Pyongyang a assuré, début octobre, qu'il possédait des missiles stratégiques capables de frapper le territoire des Etats-Unis. Une déclaration interprétée alors comme un coup de "bluff" par les experts. Mais le lancement annoncé de ce mercredi 12 décembre le rend subitement plus crédible. Le Commandement de la défense aérienne nord-américain (NORAD), qui surveille ce type de tirs, a prudemment confirmé le succès de la mission. Selon le NORAD, la fusée aurait bien "déployé un objet qui s'est placé en orbite".
Or, "placer un satellite en orbite signifie que vous possédez la technologie pour envoyer une ogive vers un endroit voulu. La Corée du Nord devient à présent non seulement une menace pour les pays voisins, mais aussi une menace réelle pour les Etats-Unis", explique Masao Okonogi, spécialiste de la Corée du Nord à l'université Keio, au Japon, cité par l'AFP.
Plusieurs analystes jugent cependant que la Corée du Nord fait encore face à de nombreux défis techniques : miniaturiser une bombe nucléaire en tête nucléaire pouvant être fixée sur un missile balistique présente ainsi d'énormes difficultés.
Il faut ensuite être capable de l'envoyer à l'endroit voulu. "C'est une chose d'avoir un missile capable d'atteindre Hawaï. C'est autre chose d'être capable de frapper exactement là où vous l'avez décidé", indique Ralph Cossa, président du Forum pacifique du centre d'études internationales et stratégiques, basé à Hawaï. "Mais [les Nord-Coréens] s'améliorent et on doit les prendre au sérieux".

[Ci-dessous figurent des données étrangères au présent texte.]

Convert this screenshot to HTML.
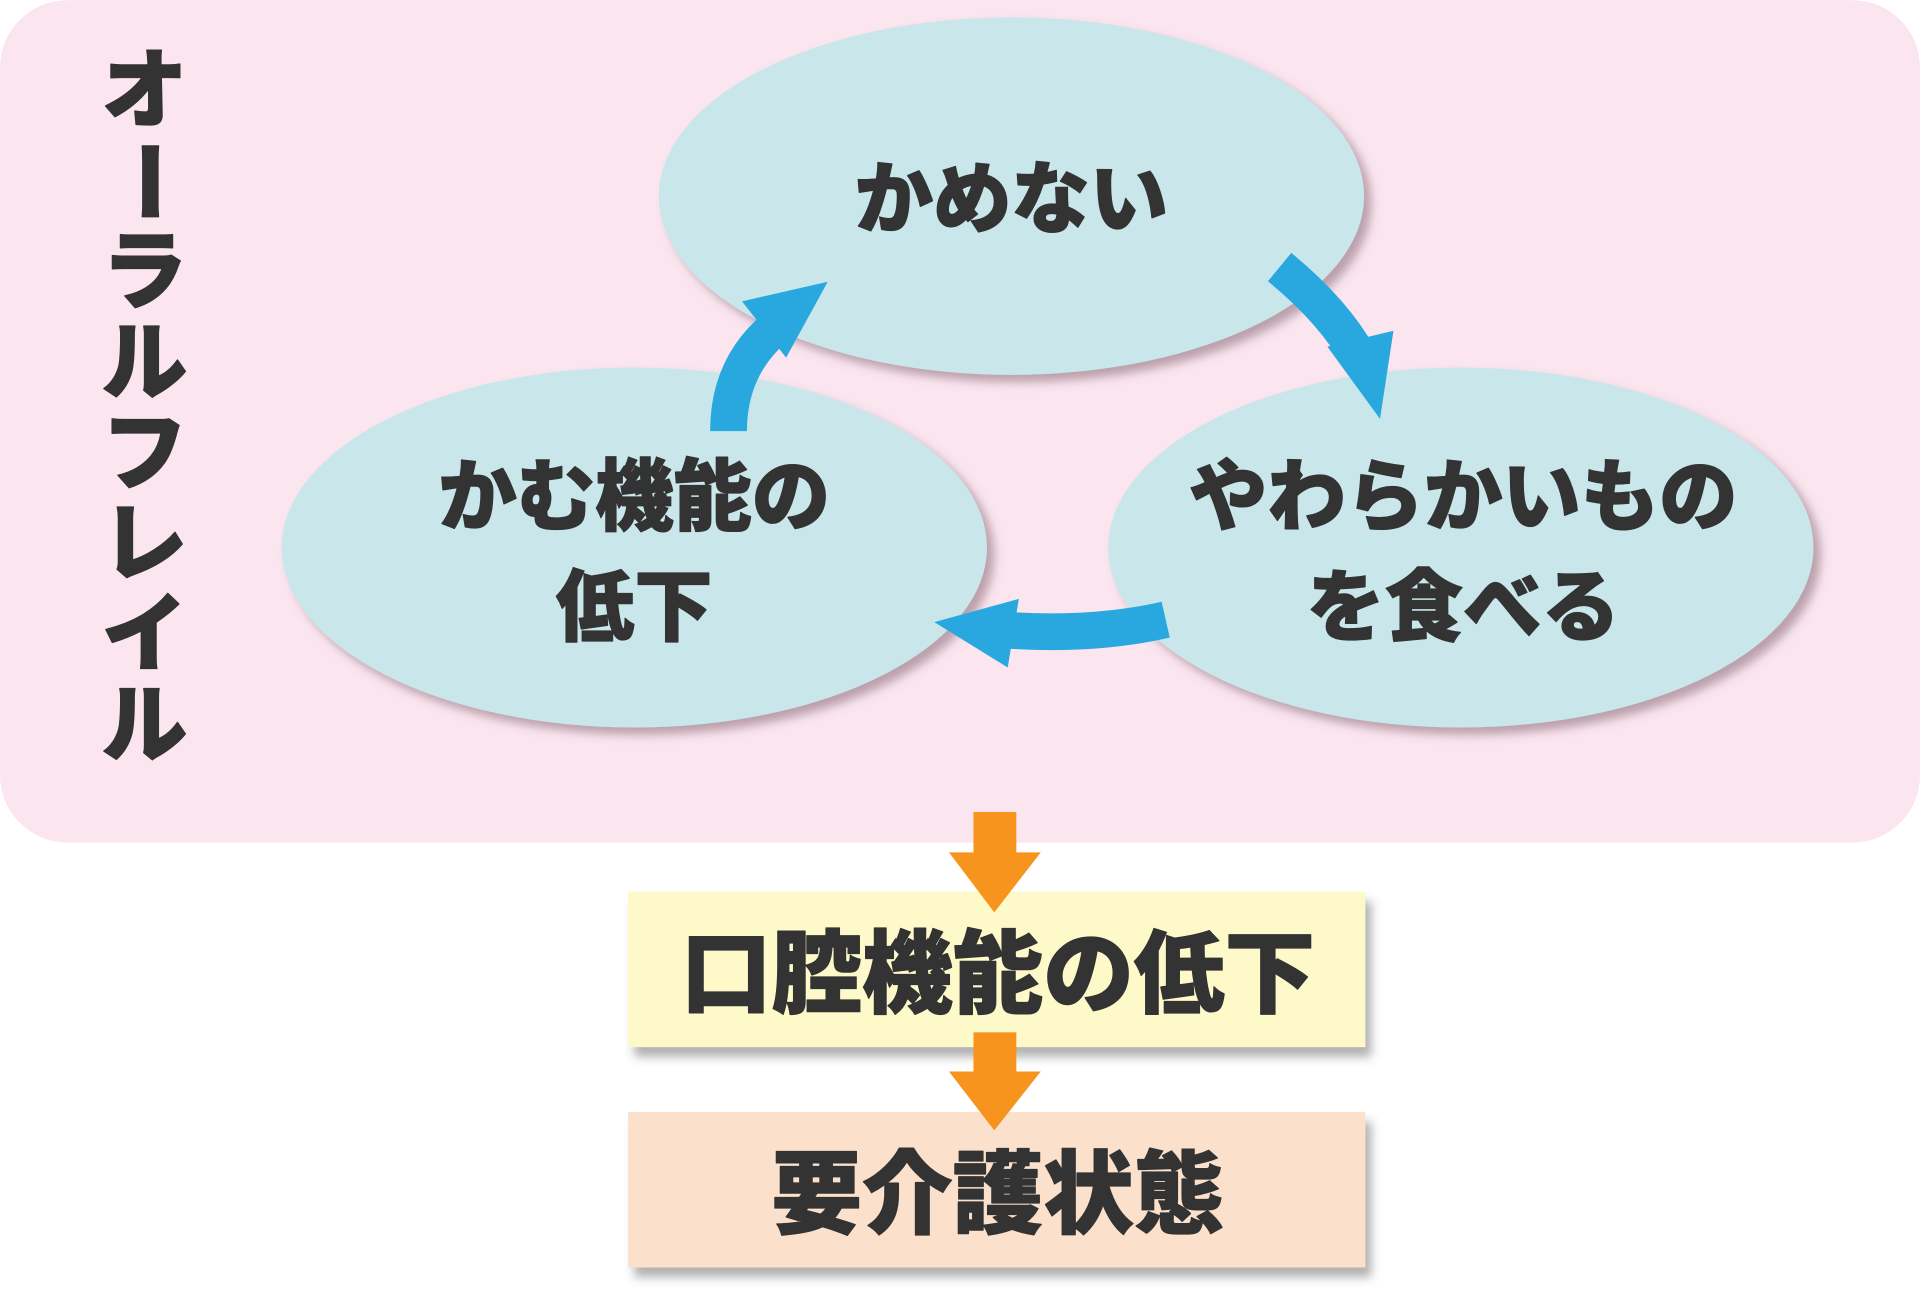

Que peut faire la communauté internationale ?
La Corée du Nord s'expose à un renforcement des sanctions internationales adoptées en 2006 et 2009, après les essais nucléaires réalisés par le régime. Un diplomate occidental aux Nations unies a annoncé que le Conseil de sécurité tiendrait des "consultations", mercredi vers 18 heures (heure française), à la demande des Américains et des Japonais, augurant d'une "réaction forte".
La Chine, seul allié de poids de Pyongyang, a toujours brandi sa menace de veto au Conseil pour limiter leur portée. Mercredi, Pékin a cependant estimé que Pyongyang "devrait se plier aux résolutions du Conseil de sécurité de l'ONU".
L'Union européenne a également brandi, par la voix de la représentante de l'UE pour la politique étrangère, Catherine Ashton, la menace de nouvelles sanctions "en conformité avec les délibérations du Conseil de sécurité des Nations unies".